Announcing the nationalisation of Banco de Venezuela, which will now be "put at the service of the people", Venezuelan President Hugo Chavez stated during a live televised broadcast on July 31 that it would be transformed into a "socialist bank".
Chavez insisted that "profits will not go to one private group, they will be invested in socialist social development".
That same day, on the last day that Chavez was able to use the powers granted for an 18-month period by the National Assembly for the president to decree laws, Chavez also decreed 26 wide-ranging reforms.
The package of laws, which deal with areas such as the banking, agriculture, public administration, and the armed forces, are aimed at deepening the government's pro-poor economic policies and strengthening popular participation in the political and economic sphere.
"Do you know who use to write the laws here?" asked Chavez, speaking at an event that same day to hand over resources to local communal councils. "Law firms paid by the national bourgeoisie, ambassadors wrote the laws ... the old law on banks, the private banks wrote it ..."
"Now it is the people who rule here and while Chavez is here it will be the people who rule, not the oligarchy."
New offensive
Together these two measures represent a new offensive by Venezuela's revolutionary government against corporate interests. It takes up, in different forms, elements of Chavez's proposed constitutional reforms, narrowly defeated in the December 2 referendum last year.
Those package of reforms were aimed at deepening the revolution and opening the path towards socialism by eliminating some of the pro-capital elements of the existing constitution (such as "autonomy" for the central bank and state promotion of the private sector) — as well as attacking the state bureaucracy (by incorporating the social missions, creating new power structures and restructuring the armed forces) and creating space for the expansion of popular power.
The defeat occurred largely due to the complexity of the reforms and the failure of the government, faced with a propaganda onslaught from the corporate media, to convince its mass base among the poor of the reform's importance. Another factor was discontent within the revolution's mass base about government inaction in the face of growing problems, including food shortages.
Close to three million people who voted for Chavez in 2006 abstained from the referendum.
Chavez stated after the defeat that he was obliged "to slow down the pace" of the revolution.
However, Chavez stated on August 2 that he was now "convinced that the political and economic conditions exist to go deep into the socialist revolution" because "we are stronger now".
"We must not for a second lose the impulse towards our goal" he added the following day, declaring that if neglected for a second, the impulse would be lost.
Bank nationalisation
The nationalisation of Banco de Venezuela followed the announcement by its Spanish owners, Grupo Santander, that they were in the process of selling it to a Venezuelan banker.
Venezuela law requires that all bank takeovers and mergers receive government approval.
Chavez ordered the government to not approve the sale and instead to negotiate its purchase. Although it attempted to argue it no longer wished to sell, Grupo Santander are now negotiating the buy-out.
Banco de Venezuela is one of Venezuela's four major banks that control 80% of the sector.
Over the last decade, the financial sector, until now mostly untouched by the government, has recorded massive profits as the Venezuelan economy has powered ahead.
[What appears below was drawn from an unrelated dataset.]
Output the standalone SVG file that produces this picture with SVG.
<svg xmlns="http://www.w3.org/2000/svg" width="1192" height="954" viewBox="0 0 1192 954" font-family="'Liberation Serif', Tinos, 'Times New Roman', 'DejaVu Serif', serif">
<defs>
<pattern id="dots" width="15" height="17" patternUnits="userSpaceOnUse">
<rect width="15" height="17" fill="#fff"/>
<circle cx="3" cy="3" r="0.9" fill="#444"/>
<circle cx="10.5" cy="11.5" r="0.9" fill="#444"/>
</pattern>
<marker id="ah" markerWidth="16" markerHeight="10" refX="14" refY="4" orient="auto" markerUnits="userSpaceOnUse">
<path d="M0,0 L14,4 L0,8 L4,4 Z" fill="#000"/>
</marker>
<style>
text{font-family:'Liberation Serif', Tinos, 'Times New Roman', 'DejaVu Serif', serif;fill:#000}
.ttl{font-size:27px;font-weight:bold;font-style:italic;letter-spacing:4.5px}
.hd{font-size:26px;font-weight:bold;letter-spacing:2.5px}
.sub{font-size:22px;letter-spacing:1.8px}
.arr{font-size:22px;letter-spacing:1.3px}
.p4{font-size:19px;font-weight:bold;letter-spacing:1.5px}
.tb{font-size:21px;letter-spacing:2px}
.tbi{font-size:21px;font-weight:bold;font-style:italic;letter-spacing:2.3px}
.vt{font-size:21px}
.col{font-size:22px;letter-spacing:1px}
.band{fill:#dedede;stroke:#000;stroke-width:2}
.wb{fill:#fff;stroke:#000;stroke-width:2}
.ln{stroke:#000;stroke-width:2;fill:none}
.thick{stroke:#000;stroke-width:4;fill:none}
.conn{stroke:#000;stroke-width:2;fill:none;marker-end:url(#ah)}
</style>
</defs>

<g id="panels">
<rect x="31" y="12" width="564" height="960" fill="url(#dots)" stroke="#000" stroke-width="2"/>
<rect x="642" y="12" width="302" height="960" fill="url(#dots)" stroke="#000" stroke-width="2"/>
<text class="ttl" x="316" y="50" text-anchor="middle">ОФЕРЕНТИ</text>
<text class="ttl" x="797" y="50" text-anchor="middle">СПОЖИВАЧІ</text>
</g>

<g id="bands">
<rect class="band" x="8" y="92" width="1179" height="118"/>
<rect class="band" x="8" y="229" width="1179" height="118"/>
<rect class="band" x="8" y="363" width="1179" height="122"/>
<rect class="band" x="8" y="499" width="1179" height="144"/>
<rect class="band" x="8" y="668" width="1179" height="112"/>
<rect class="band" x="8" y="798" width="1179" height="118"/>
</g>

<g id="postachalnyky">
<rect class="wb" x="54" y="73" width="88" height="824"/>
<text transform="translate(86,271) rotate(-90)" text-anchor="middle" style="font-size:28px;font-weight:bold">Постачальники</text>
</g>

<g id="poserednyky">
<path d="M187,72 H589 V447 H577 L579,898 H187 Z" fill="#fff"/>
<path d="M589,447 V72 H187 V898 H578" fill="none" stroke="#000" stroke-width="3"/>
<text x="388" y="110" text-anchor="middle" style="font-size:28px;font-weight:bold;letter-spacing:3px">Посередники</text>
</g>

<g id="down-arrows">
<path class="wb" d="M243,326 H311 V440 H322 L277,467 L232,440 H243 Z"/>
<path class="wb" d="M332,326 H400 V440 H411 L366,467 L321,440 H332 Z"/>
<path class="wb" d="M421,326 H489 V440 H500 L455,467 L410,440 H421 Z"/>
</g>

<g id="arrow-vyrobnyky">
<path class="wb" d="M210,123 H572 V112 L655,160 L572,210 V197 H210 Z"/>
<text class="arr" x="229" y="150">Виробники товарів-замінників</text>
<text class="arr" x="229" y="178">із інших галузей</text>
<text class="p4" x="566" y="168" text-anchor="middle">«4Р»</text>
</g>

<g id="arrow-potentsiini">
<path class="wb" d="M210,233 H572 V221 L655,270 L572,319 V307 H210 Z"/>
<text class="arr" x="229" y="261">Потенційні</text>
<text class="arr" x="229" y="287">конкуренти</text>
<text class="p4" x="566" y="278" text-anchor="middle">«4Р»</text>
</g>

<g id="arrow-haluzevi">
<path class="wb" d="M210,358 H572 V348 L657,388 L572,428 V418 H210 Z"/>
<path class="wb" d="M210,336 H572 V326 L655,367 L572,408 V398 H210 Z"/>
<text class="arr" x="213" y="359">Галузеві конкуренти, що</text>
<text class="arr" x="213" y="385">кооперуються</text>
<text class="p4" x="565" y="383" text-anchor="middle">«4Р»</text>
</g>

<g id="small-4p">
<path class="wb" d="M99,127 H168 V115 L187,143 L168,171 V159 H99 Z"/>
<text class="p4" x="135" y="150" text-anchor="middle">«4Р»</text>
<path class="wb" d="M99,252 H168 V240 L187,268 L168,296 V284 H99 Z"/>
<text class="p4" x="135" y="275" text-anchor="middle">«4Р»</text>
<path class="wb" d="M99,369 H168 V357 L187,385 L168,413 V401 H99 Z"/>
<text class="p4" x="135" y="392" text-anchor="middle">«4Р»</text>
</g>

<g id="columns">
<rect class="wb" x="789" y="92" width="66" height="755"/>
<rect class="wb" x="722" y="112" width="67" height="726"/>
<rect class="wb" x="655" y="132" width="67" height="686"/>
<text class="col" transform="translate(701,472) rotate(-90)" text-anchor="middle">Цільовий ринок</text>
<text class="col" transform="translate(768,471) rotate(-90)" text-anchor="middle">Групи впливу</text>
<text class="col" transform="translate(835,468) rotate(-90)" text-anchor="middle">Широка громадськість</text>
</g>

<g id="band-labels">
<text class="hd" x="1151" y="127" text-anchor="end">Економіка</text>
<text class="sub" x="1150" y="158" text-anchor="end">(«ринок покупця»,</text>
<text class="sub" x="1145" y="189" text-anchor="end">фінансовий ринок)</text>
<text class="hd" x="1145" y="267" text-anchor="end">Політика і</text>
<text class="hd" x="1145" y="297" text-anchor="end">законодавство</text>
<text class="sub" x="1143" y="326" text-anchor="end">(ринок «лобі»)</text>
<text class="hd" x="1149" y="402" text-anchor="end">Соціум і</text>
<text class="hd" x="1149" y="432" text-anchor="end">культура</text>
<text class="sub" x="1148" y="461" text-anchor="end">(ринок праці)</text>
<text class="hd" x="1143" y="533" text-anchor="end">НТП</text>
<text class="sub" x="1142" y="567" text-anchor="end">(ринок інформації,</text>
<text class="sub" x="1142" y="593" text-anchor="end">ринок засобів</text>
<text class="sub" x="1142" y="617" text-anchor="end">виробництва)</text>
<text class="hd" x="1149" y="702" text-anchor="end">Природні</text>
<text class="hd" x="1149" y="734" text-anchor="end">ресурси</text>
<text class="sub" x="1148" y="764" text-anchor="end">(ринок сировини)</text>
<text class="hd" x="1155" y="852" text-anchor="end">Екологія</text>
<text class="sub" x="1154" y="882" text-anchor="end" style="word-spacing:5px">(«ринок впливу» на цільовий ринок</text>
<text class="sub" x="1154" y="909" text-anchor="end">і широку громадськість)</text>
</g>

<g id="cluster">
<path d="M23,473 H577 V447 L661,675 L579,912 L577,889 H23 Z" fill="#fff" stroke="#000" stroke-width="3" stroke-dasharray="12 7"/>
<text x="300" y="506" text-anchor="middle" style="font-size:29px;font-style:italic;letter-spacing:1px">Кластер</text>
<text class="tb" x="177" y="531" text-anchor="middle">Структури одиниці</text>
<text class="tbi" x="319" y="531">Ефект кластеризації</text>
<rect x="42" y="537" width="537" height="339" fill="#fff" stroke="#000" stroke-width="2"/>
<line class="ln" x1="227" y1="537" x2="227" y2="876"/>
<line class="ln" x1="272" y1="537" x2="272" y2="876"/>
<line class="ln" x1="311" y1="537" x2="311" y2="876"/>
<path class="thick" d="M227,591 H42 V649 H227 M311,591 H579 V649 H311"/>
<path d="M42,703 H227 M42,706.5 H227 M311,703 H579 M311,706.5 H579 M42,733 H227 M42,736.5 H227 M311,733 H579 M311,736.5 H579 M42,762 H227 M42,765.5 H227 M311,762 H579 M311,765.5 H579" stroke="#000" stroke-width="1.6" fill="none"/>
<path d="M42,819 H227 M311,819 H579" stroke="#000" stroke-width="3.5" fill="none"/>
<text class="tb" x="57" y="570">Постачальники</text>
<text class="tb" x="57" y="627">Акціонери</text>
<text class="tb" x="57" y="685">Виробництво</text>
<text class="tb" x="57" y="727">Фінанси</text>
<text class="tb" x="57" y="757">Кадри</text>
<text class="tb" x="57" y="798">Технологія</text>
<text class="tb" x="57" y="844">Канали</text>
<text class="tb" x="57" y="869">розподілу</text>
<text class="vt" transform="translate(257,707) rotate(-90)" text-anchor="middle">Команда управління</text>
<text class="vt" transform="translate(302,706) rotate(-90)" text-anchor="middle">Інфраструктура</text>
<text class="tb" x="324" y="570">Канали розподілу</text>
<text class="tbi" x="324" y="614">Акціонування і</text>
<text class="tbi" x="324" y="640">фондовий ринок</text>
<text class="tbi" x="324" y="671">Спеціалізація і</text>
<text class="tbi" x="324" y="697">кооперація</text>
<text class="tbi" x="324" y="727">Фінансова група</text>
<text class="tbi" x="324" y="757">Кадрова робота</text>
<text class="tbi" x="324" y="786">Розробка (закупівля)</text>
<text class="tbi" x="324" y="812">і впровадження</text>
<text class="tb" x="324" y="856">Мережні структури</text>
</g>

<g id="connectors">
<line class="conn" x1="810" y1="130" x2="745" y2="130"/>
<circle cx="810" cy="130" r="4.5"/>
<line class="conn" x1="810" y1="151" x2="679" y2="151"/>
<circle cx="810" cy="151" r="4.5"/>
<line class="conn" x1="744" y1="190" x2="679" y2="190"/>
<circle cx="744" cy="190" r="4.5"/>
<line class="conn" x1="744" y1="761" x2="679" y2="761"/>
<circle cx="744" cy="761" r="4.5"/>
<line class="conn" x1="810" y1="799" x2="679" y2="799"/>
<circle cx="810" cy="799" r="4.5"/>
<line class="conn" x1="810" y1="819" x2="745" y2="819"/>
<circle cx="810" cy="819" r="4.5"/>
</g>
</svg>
Last year, Banco de Venezuela earned US$170 million profits in the first half of the year, a 29% increase from the previous year.
The public banking sector will now represent 24.38% of deposits and 16.44% of credit loans. The number of public banking outlets will almost double to 633.
This greater public control will allow the government to have greater influence in directing loans towards promoting national development.
The nationalisation also comes following a "second wave" of government takeovers earlier this year in the steel, cement and food production industries. In early 2007, the government carried out nationalisations in the telecommunications, electrical and petroleum industry.
Law decrees
The major focus of the 26 law decrees is on increasing popular participation in all spheres.
While the "public administration law" gives legal recognition to the social missions, structures created outside the existing state bureaucracy to tackle the needs of the poor, it also facilitates the greater transfer of powers directly to the grass-roots communal councils.
A law on promoting the "popular economy" aims to help create a "a new system of production" that would include collective labour "based on non-alienated relations of production" and the promotion of social and collective property.
Four days before the decrees were announced Chavez had stressed the importance of building "communes", to which local communal councils would elect representatives, "because if there are no communes how do we transfer property?"
The "law of access to goods and services" allows for the government to expropriate all parts of the production chain of necessary goods, such as food, without the prior approval of the National Assembly, as has been the case until now.
Venezuela has suffered from food shortages partly caused by hoarding and speculation by capitalists seeking to break price controls and undermine the government.
Social participation in agricultural production via the communal councils is also guaranteed.
The "law on food sovereignty and security" also establishes that private and public agro-industry have to give preference to national agricultural producers, with the import of products only authorised when national production is insufficient. Exports are permissible once it has been determined that the internal market has been supplied.
In the military sphere, the new law on the National Armed Forces (FAN), incorporates the "national militias" into the now explicitly "Bolivarian" FAN. Chavez explained on August 3 that "it is not only the name that changed, it is a change in the structure of the armed forces".
A further twenty laws were foreshadowed to be discussed in parliament and in the communities.